By Liza Jocson
ZAMBOANGA CITY, Philippines—The Chinese-Filipino trader arrested by authorities for a 2011 case of trafficking marine species has been released after paying a P4,000 bail bond.
Olivia Li was arrested on Friday last week to face charges of trafficking marine wildlife species. She posted bail and was released on the same day.
Li’s arrest was in connection with the seizure of at least two containers of black corals, sea turtles and endangered shells in Manila in 2011.
It came three days before the arrival here of Bureau of Fisheries and Aquatic Resources (BFAR) National Director Asis Perez to attend a court hearing for yet another case filed against Li in connection with the illegal transport of endangered marine species.
In an interview, Perez said the P4,000 bail bond under the Fisheries Code is specific and does not depend on the volume of prohibited items transported.
“I guess this is an area for law reform but right now, there’s nothing we can do,” Perez said.
Li is facing charges of violating Republic Act No. 8550, or the Fisheries Code of the Philippines, which outlaws the gathering, transport and trade of endangered marine species and corals.
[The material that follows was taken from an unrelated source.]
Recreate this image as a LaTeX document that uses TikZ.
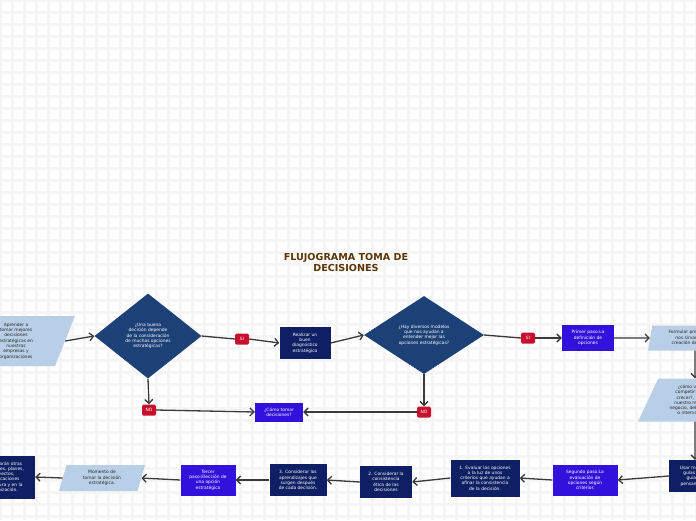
\documentclass[tikz,border=0pt]{standalone}
\usepackage{fontspec}
\setmainfont{DejaVu Sans}
\usetikzlibrary{shapes.geometric, arrows.meta, positioning}

\definecolor{navybox}{HTML}{0E2063}
\definecolor{violetbox}{HTML}{3311DD}
\definecolor{diamondblue}{HTML}{1B4177}
\definecolor{lightblue}{HTML}{B9CFE8}
\definecolor{badgered}{HTML}{C8102E}
\definecolor{titlebrown}{HTML}{5B3507}
\definecolor{linegray}{HTML}{3A3A3A}
\definecolor{gridgray}{HTML}{F5F5F5}

\newcommand\diagfont{\fontsize{4.4}{5.3}\selectfont}

\tikzset{
    pasobox/.style={rectangle, fill=navybox, text=white, align=center, inner sep=0pt, font=\diagfont},
    clavebox/.style={rectangle, fill=violetbox, text=white, align=center, inner sep=0pt, font=\diagfont},
    pregunta/.style={diamond, fill=diamondblue, text=white, align=center, inner sep=0pt, font=\diagfont},
    entrada/.style={trapezium, trapezium stretches body, fill=lightblue, text=black!85, align=center, inner sep=0pt, font=\diagfont},
    sino/.style={rectangle, rounded corners=1.5pt, fill=badgered, text=white, minimum width=14pt, minimum height=11pt, inner sep=0pt, font=\diagfont},
    flecha/.style={draw=linegray, line width=1.3pt, -{Straight Barb[length=4pt, width=8pt, line width=1.3pt]}},
    linea/.style={draw=linegray, line width=1.3pt},
    gridline/.style={draw=gridgray, line width=3pt}
}

\begin{document}
\begin{tikzpicture}[x=1pt, y=-1pt]
    \clip (0,0) rectangle (696,520);
    \fill[white] (0,0) rectangle (696,520);
    \foreach \gx in {0,12,...,696} \draw[gridline] (\gx,0) -- (\gx,520);
    \foreach \gy in {0,12,...,520} \draw[gridline] (0,\gy) -- (696,\gy);

    \node[font=\bfseries\fontsize{9.6}{11}\selectfont, text=titlebrown, align=center] (titulo) at (346,262) {FLUJOGRAMA TOMA DE\\DECISIONES};

    % fila superior
    \node[entrada, trapezium left angle=61, trapezium right angle=119, minimum width=118pt, minimum height=50pt] (aprender) at (16,341) {Aprender a\\tomar mejores\\decisiones\\estratégicas en\\nuestras\\empresas y\\organizaciones};
    \node[pregunta, minimum width=107pt, minimum height=85pt] (buena) at (148,336) {¿Una buena\\decisión depende\\de la consideración\\de muchas opciones\\estratégicas?};
    \node[sino] (si1) at (242,339) {SI};
    \node[pasobox, minimum width=51pt, minimum height=32pt] (diagnostico) at (305,343) {Realizar un\\buen\\diagnóstico\\estratégico};
    \node[pregunta, minimum width=120pt, minimum height=78pt] (modelos) at (424,335) {¿Hay diversos modelos\\que nos ayudan a\\entender mejor las\\opciones estratégicas?};
    \node[sino] (si2) at (528,338) {SI};
    \node[clavebox, minimum width=52pt, minimum height=26pt] (primer) at (588,338) {Primer paso:La\\definición de\\opciones};
    \node[entrada, trapezium left angle=74, trapezium right angle=106, minimum width=94pt, minimum height=25pt] (formular) at (695,338) {Formular preguntas que\\nos sirvan para la\\creación de opciones};
    \node[entrada, trapezium left angle=56, trapezium right angle=124, minimum width=114pt, minimum height=43pt] (competir) at (695,400) {¿cómo vamos a\\competir?, ¿cómo\\crecer?, ¿cuál es\\nuestro modelo de\\negocio, debe ser local\\o internacional?};

    % rama NO
    \node[sino] (no1) at (149,410) {NO};
    \node[sino] (no2) at (424,412) {NO};
    \node[clavebox, minimum width=48pt, minimum height=19pt] (comotomar) at (279,412) {¿Cómo tomar\\decisiones?};

    % fila inferior
    \node[pasobox, minimum width=52pt, minimum height=32pt] (usar) at (695,476) {Usar modelos\\guías para\\guiar el\\pensamiento};
    \node[clavebox, minimum width=65pt, minimum height=31pt] (segundo) at (585,480) {Segundo paso:La\\evaluación de\\opciones según\\criterios};
    \node[pasobox, minimum width=69pt, minimum height=37pt] (evaluar) at (485,478) {1. Evaluar las opciones\\a la luz de unos\\criterios que ayudan a\\afinar la consistencia\\de la decisión.};
    \node[pasobox, minimum width=52pt, minimum height=32pt] (etica) at (386,482) {2. Considerar la\\consistencia\\ética de las\\decisiones};
    \node[pasobox, minimum width=57pt, minimum height=32pt] (aprendizajes) at (298,480) {3. Considerar los\\aprendizajes que\\surgen después\\de cada decisión.};
    \node[clavebox, minimum width=55pt, minimum height=31pt] (tercer) at (208,480) {Tercer\\paso:Elección de\\una opción\\estratégica};
    \node[entrada, trapezium left angle=63, trapezium right angle=117, minimum width=86pt, minimum height=26pt] (momento) at (102,478) {Momento de\\tomar la decisión\\estratégica.};
    \node[pasobox, minimum width=64pt, minimum height=43pt] (otras) at (3,477) {Se tomarán otras\\decisiones, planes,\\proyectos,\\modificaciones\\estructura y en la\\organización.};

    % conectores
    \draw[flecha] (aprender.east) -- (buena.west);
    \draw[linea] (buena.east) -- (si1.west);
    \draw[flecha] (si1.east) -- (diagnostico.west);
    \draw[flecha] (diagnostico.east) -- (modelos.west);
    \draw[linea] (modelos.east) -- (si2.west);
    \draw[flecha] (si2.east) -- (primer.west);
    \draw[flecha] (primer.east) -- (formular.west);
    \draw[flecha] (formular.south) -- (competir.north);
    \draw[flecha] (competir.south) -- (usar.north);

    \draw[flecha] (buena.south) -- (no1.north);
    \draw[flecha] (no1.east) -- (comotomar.west);
    \draw[flecha] (modelos.south) -- (no2.north);
    \draw[flecha] (no2.west) -- (comotomar.east);

    \draw[flecha] (usar.west) -- (segundo.east);
    \draw[flecha] (segundo.west) -- (evaluar.east);
    \draw[flecha] (evaluar.west) -- (etica.east);
    \draw[flecha] (etica.west) -- (aprendizajes.east);
    \draw[flecha] (aprendizajes.west) -- (tercer.east);
    \draw[flecha] (tercer.west) -- (momento.east);
    \draw[flecha] (momento.west) -- (otras.east);
\end{tikzpicture}
\end{document}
Perez arrived on Tuesday morning as a main witness during the hearing of another case filed against Li.
The case stemmed from the confiscation of 41 metric tons of endangered marine species, which allegedly belonged to Li, in a warehouse in the city.
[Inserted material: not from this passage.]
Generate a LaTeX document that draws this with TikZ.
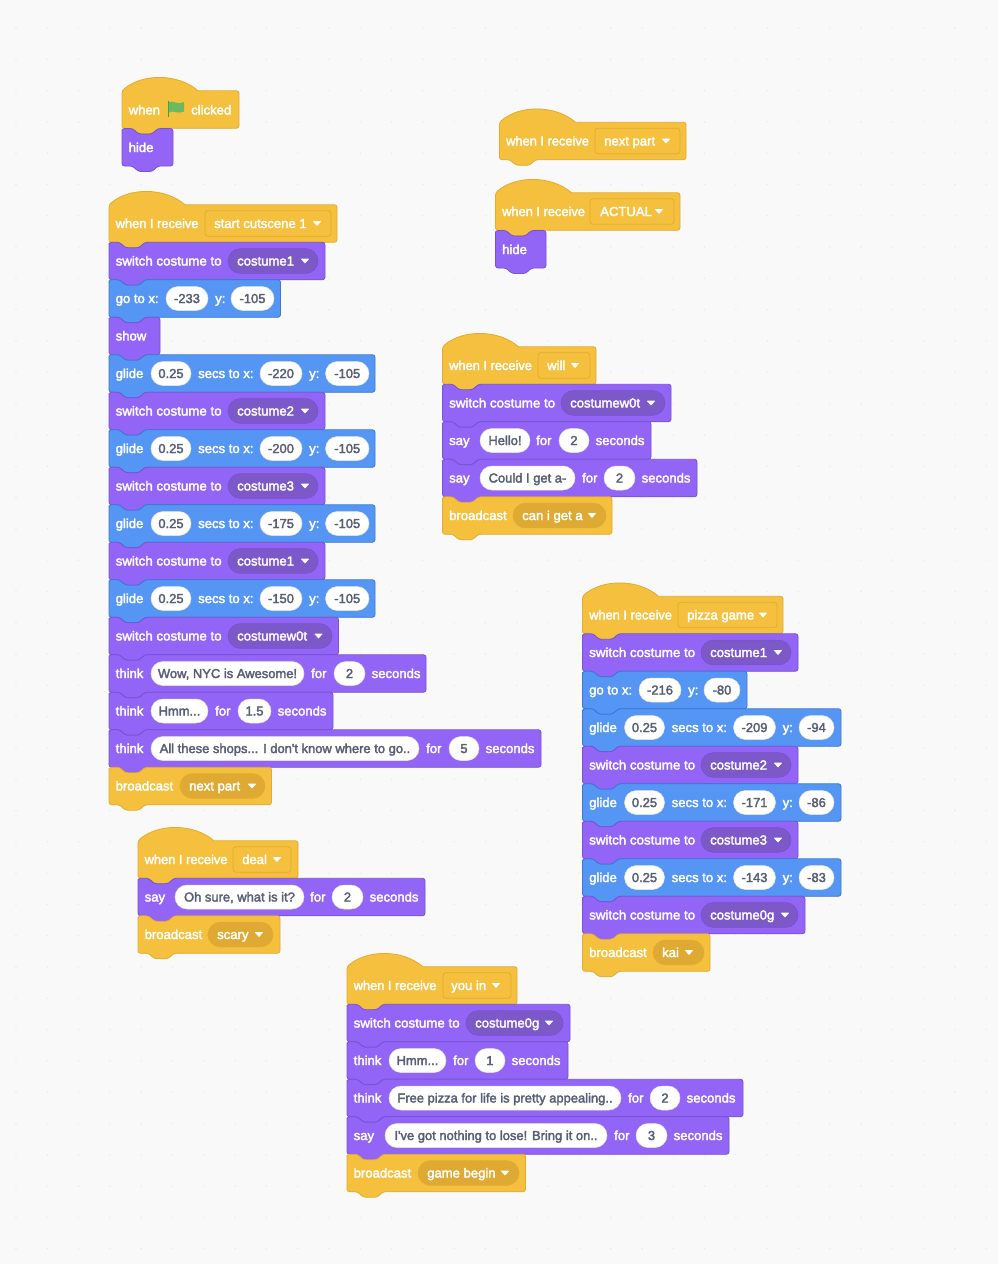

Other respondents included Li’s husband Li Yu Ming, also known as Joe Pring, and Benny Yu and Rosario Yu, the owners of the warehouse where the contraband was found.
The case, another violation of the Fisheries Code, is pending in the Zamboanga City Regional Trial Court (RTC) Branch 16, presided over by Judge Catherine Fabian.
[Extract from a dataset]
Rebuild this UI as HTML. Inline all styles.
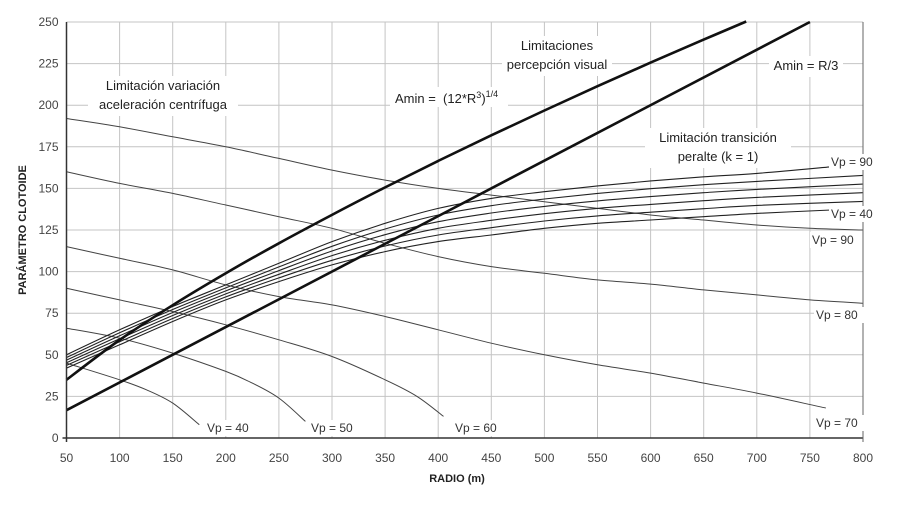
<!DOCTYPE html>
<html><head><meta charset="utf-8"><style>
html,body{margin:0;padding:0;background:#fff;}
svg text{font-family:"Liberation Sans",Arial,sans-serif;}
</style></head><body>
<svg id="chart" width="905" height="503" viewBox="0 0 905 503" xmlns="http://www.w3.org/2000/svg"></svg>
<script>
const xTicks=[50,100,150,200,250,300,350,400,450,500,550,600,650,700,750,800];
const yTicks=[0,25,50,75,100,125,150,175,200,225,250];
// minimum curves (thick)
const aminCubeR=[50,100,150,200,250,300,350,400,450,500,550,600,650,690];
const aminCubeV=[35,58.9,79.8,99,117,134.1,150.6,166.5,181.9,196.8,211.4,225.6,239.4,250.3];
const aminThirdR=[50,750];
const aminThirdV=[16.7,250];
// transition curves Vp 90..40
const transR=[50,100,150,200,250,300,350,400,450,500,550,600,650,700,770];
const transRLong=[50,100,150,200,250,300,350,400,450,500,550,600,650,700,800];
const trans90=[50,65,79,92,105,118,129,138,144,148,151.5,154.5,157,159,163];
const trans80=[48.4,63.2,77.2,90.2,102.8,115.2,125.6,134,139.6,143.6,147,149.8,152.2,154.2,157.8];
const trans70=[46.8,61.4,75.4,88.4,100.6,112.4,122.2,130,135.2,139.2,142.5,145.1,147.4,149.4,152.6];
const trans60=[45.2,59.6,73.6,86.6,98.4,109.6,118.8,126,130.8,134.8,138,140.4,142.6,144.6,147.4];
const trans50=[43.6,57.8,71.8,84.8,96.2,106.8,115.4,122,126.4,130.4,133.5,135.7,137.8,139.8,142.2];
const trans40=[42,56,70,83,94,104,112,118,122,126,129,131,133,135,137];
// acceleration curves
const accR=[50,100,150,200,250,300,350,400,450,500,550,600,650,700,750,800];
const acc90=[192,187,181,175,168,161,155,150,146,142,138,134,131,128,126,125];
const acc80=[160,153,147,140,133,126,117,109,103,99,95,92.5,89,86,83,81];
const acc70R=[50,100,150,200,250,300,350,400,450,500,550,600,650,700,765];
const acc70=[115,108,101,92,85,80,73,65,57,50,44,39,33,27,18];
const acc60R=[50,100,150,200,250,300,350,380,405];
const acc60=[90,83,76,68,59,49,35,25,13];
const acc50R=[50,100,150,200,225,250,275];
const acc50=[66,60,51,40,33,24,10];
const acc40R=[50,100,125,150,175];
const acc40=[45,35,29,21,8];

const NS="http://www.w3.org/2000/svg";
const svg=document.getElementById('chart');
const X0=66.5,X1=863,Y0=438,Y1=22;
function sx(v){return X0+(v-50)/750*(X1-X0);}
function sy(v){return Y0-v/250*(Y0-Y1);}
function mk(tag,attrs,parent){const e=document.createElementNS(NS,tag);for(const k in attrs)e.setAttribute(k,attrs[k]);(parent||svg).appendChild(e);return e;}

const grid=mk('g',{});


xTicks.forEach(t=>{const l=mk('line',{x1:sx(t),x2:sx(t),y1:Y1,y2:Y0,stroke:'#c4c4c4','stroke-width':1},grid);

});
yTicks.forEach(t=>{const l=mk('line',{x1:X0,x2:X1,y1:sy(t),y2:sy(t),stroke:'#c4c4c4','stroke-width':1},grid);

});

function series(xs,ys,w,name,col){
  const P=xs.map((x,i)=>[sx(x),sy(ys[i])]);
  let d='M'+P[0][0].toFixed(1)+','+P[0][1].toFixed(1);
  for(let i=0;i<P.length-1;i++){
    const p0=P[Math.max(i-1,0)],p1=P[i],p2=P[i+1],p3=P[Math.min(i+2,P.length-1)];
    const c1=[p1[0]+(p2[0]-p0[0])/6,p1[1]+(p2[1]-p0[1])/6];
    const c2=[p2[0]-(p3[0]-p1[0])/6,p2[1]-(p3[1]-p1[1])/6];
    d+=' C'+c1[0].toFixed(1)+','+c1[1].toFixed(1)+' '+c2[0].toFixed(1)+','+c2[1].toFixed(1)+' '+p2[0].toFixed(1)+','+p2[1].toFixed(1);
  }
  const p=mk('path',{d:d,fill:'none',stroke:col||'#222','stroke-width':w,'stroke-linejoin':'round'});
  
  
}
series(accR,acc90,1,'accel-vp90','#444');
series(accR,acc80,1,'accel-vp80','#444');
series(acc70R,acc70,1,'accel-vp70','#444');
series(acc60R,acc60,1,'accel-vp60','#444');
series(acc50R,acc50,1,'accel-vp50','#444');
series(acc40R,acc40,1,'accel-vp40','#444');
series(transR,trans90,1.1,'transition-vp90');
series(transRLong,trans80,1.1,'transition-vp80');
series(transRLong,trans70,1.1,'transition-vp70');
series(transRLong,trans60,1.1,'transition-vp60');
series(transRLong,trans50,1.1,'transition-vp50');
series(transR,trans40,1.1,'transition-vp40');
series(aminCubeR,aminCubeV,2.6,'amin-cube-root-curve','#111');
series(aminThirdR,aminThirdV,2.6,'amin-r-third-curve','#111');

const ax=mk('line',{x1:X0,x2:X0,y1:Y1,y2:Y0+4,stroke:'#333','stroke-width':1.5});


const bx=mk('line',{x1:X0-4,x2:X1,y1:Y0,y2:Y0,stroke:'#333','stroke-width':1.5});


const rb=mk('line',{x1:X1,x2:X1,y1:Y1,y2:Y0+4,stroke:'#666','stroke-width':1});



function txt(x,y,s,name,opt){
  opt=opt||{};
  const t=mk('text',{x:x,y:y,'font-size':opt.fs||12,fill:opt.fill||'#333','text-anchor':opt.anchor||'middle','font-weight':opt.fw||'normal'});
  t.textContent=s;
  
  
  if(opt.rot)t.setAttribute('transform','rotate(-90 '+x+' '+y+')');
  return t;
}
xTicks.forEach(t=>{txt(sx(t),462,String(t),'x-tick-label',{fs:12,fill:'#444'});});
yTicks.forEach(t=>{txt(X0-8,sy(t)+4,String(t),'y-tick-label',{fs:12,fill:'#444',anchor:'end'});});
txt(457,482,'RADIO (m)','x-axis-title',{fs:11,fw:'bold',fill:'#222'});
txt(26,230,'PARÁMETRO CLOTOIDE','y-axis-title',{fs:11,fw:'bold',fill:'#222',rot:true});

function label(x,y,lines,name,w,fs){
  const g=mk('g',{});
  
  
  const h=lines.length*19;
  mk('rect',{x:x-w/2,y:y-14,width:w,height:h+2,fill:'#fff'},g);
  lines.forEach((s,i)=>{const t=mk('text',{x:x,y:y+i*19,'font-size':fs||13,fill:'#222','text-anchor':'middle'},g);t.textContent=s;});
}
label(163,90,['Limitación variación','aceleración centrífuga'],'label-acceleration',150);
label(557,50,['Limitaciones','percepción visual'],'label-visual',110);
label(806,70,['Amin = R/3'],'label-amin-r3',74);
label(718,142,['Limitación transición','peralte (k = 1)'],'label-transition',146);
const fg=mk('g',{});


mk('rect',{x:390,y:87,width:118,height:20,fill:'#fff'},fg);
const ft=mk('text',{x:395,y:103,'font-size':13,fill:'#222'},fg);
ft.innerHTML='Amin = &#160;(12*R<tspan font-size="9" dy="-5">3</tspan><tspan dy="5">)</tspan><tspan font-size="9" dy="-6">1/4</tspan>';

function vp(x,y,s,name){
  const g=mk('g',{});
  
  
  mk('rect',{x:x-2,y:y-12,width:s.length*7.4,height:16,fill:'#fff'},g);
  const t=mk('text',{x:x,y:y,'font-size':12,fill:'#333'},g);t.textContent=s;
}
vp(207,432,'Vp = 40','label-vp40-accel');
vp(311,432,'Vp = 50','label-vp50-accel');
vp(455,432,'Vp = 60','label-vp60-accel');
vp(816,427,'Vp = 70','label-vp70-accel');
vp(816,319,'Vp = 80','label-vp80-accel');
vp(831,166,'Vp = 90','label-vp90-transition');
vp(831,218,'Vp = 40','label-vp40-transition');
vp(812,244,'Vp = 90','label-vp90-accel');
</script>
</body></html>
The confiscation was said to have been conducted a week after customs officials intercepted two shipping containers filled with endangered marine species worth P35 million at Eva Macapagal Super Terminal in Manila.
The discovery of the two containers put the spotlight on the rampant smuggling and illegal transport of endangered species, which led to a Senate investigation in the same year.
Li and her husband were reported to have fled the country before the Senate inquiry. Pring remains at large.
Perez said the couple were facing several cases at the RTC and the Municipal Trial Court in Manila and in Zamboanga City.
The minimal bail bond prescribed for the offense contributes to the continued violation of the Fisheries Code, Perez said.